The Corporation will be able to operate more quickly and flexibly—through stronger CEO authorities, the ability to spend certain collections without annual appropriations, explicit rules for transaction-cost reserves, and a clear program timeline—speeding deployment of projects and clarity for partners.
Taxpayers face greater fiscal risk because higher DFC risk tolerance, retention of earnings without further appropriations, and exposure to equity losses could lead to government losses if investments underperform.
Concentrating hiring, appointment, and certification authority (CEO powers, presidential certifications, board composition changes) centralizes decision‑making and increases the risk of politicized choices and uncertainty for applicants.
Prioritizing projects for strategic competition and tightening exclusions (e.g., countries of concern, prohibitions on SOE projects) may favor geopolitical goals over cost‑effectiveness, crowd out other development needs, and escalate tensions with competitors.
Based on analysis of 6 sections of legislative text.

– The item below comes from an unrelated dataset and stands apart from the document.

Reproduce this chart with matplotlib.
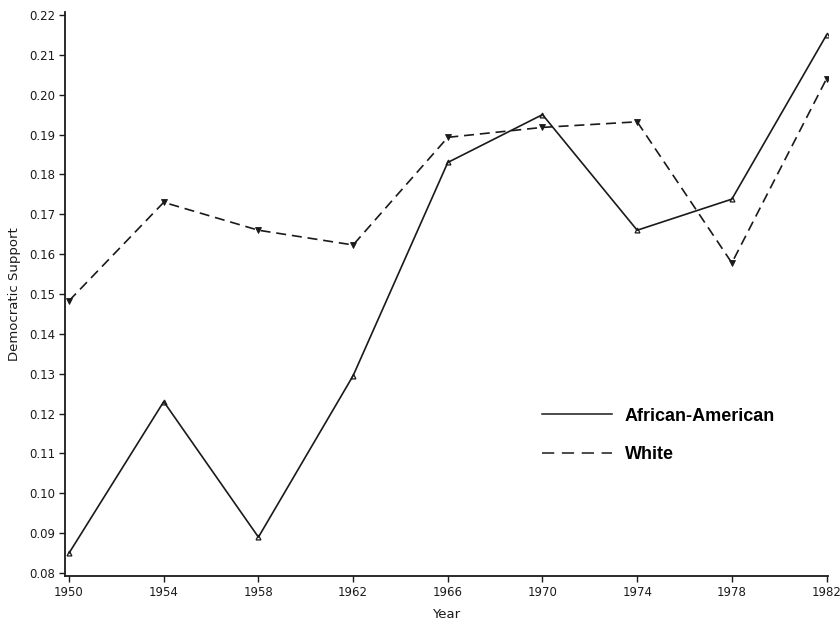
import matplotlib
matplotlib.use("Agg")
import matplotlib.pyplot as plt
from matplotlib.lines import Line2D

years = [1950, 1954, 1958, 1962, 1966, 1970, 1974, 1978, 1982]
african_american = [0.085, 0.123, 0.089, 0.1295, 0.183, 0.195, 0.166, 0.1738, 0.215]
white = [0.1483, 0.173, 0.166, 0.1623, 0.1893, 0.1918, 0.1932, 0.1578, 0.204]
y_ticks = [0.08, 0.09, 0.10, 0.11, 0.12, 0.13, 0.14, 0.15, 0.16, 0.17, 0.18, 0.19, 0.20, 0.21, 0.22]

plt.rcParams['font.family'] = ['DejaVu Sans']

fig = plt.figure(figsize=(8.4, 6.25), dpi=100)
ax = fig.add_axes([0.0774, 0.0784, 0.908, 0.9024])

ink = '#1a1a1a'
ax.plot(years, african_american, color=ink, lw=1.2, marker='^', ms=3.5,
        mfc='none', mew=0.9)
ax.plot(years, white, color=ink, lw=1.2, dashes=(6, 3.5), marker='v', ms=4,
        mew=0.6)

ax.set_xlim(1949.83, 1982.05)
ax.set_ylim(0.07925, 0.22075)
ax.set_xticks(years)
ax.set_yticks(y_ticks)
ax.set_yticklabels([f"{v:.2f}" for v in y_ticks])

for side in ('top', 'right'):
    ax.spines[side].set_visible(False)
for side in ('left', 'bottom'):
    ax.spines[side].set_linewidth(1.3)
    ax.spines[side].set_color(ink)

ax.tick_params(axis='both', direction='out', length=4, width=1, colors=ink,
               labelsize=8.5, pad=3)
ax.set_xlabel('Year', fontsize=9.5, color=ink, labelpad=7)
ax.set_ylabel('Democratic Support', fontsize=9.5, color=ink, labelpad=6)

handles = [Line2D([], [], color=ink, lw=1.1),
           Line2D([], [], color=ink, lw=1.1, dashes=(8, 5))]
ax.legend(handles, ['African-American', 'White'], frameon=False,
          prop={'family': 'Liberation Sans', 'weight': 'bold', 'size': 13},
          handlelength=3.85, handletextpad=0.72, labelspacing=1.2,
          borderpad=0, loc='upper left', bbox_to_anchor=(0.626, 0.2985),
          borderaxespad=0)

fig.savefig('out.png', dpi=100, facecolor='white')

Introduced September 11, 2025 by Brian Jeffrey Mast · Last progress September 11, 2025
Expands and changes how the U.S. International Development Finance Corporation (DFC) operates by raising its tolerance for financial risk, changing governance and officer duties, creating a dedicated equity investments account at Treasury, tightening rules about work with certain countries and state-owned enterprises, and lowering the statutory contingent liability cap. The bill directs the DFC to use more equity and blended finance tools, accept project-level losses when needed to mobilize private capital, and prioritize projects that advance U.S. foreign policy, economic development, and national security goals. The measure also updates definitions and certification rules (including a list of "countries of concern"), adjusts board and executive appointment authority, modifies allowable uses of funds and collections, extends certain authorities through a new termination date, and repeals a prior law on European energy security and diversification. Overall it shifts DFC toward higher-risk, strategic investing while adding new restrictions on partnering with state-owned or government-controlled entities in designated countries.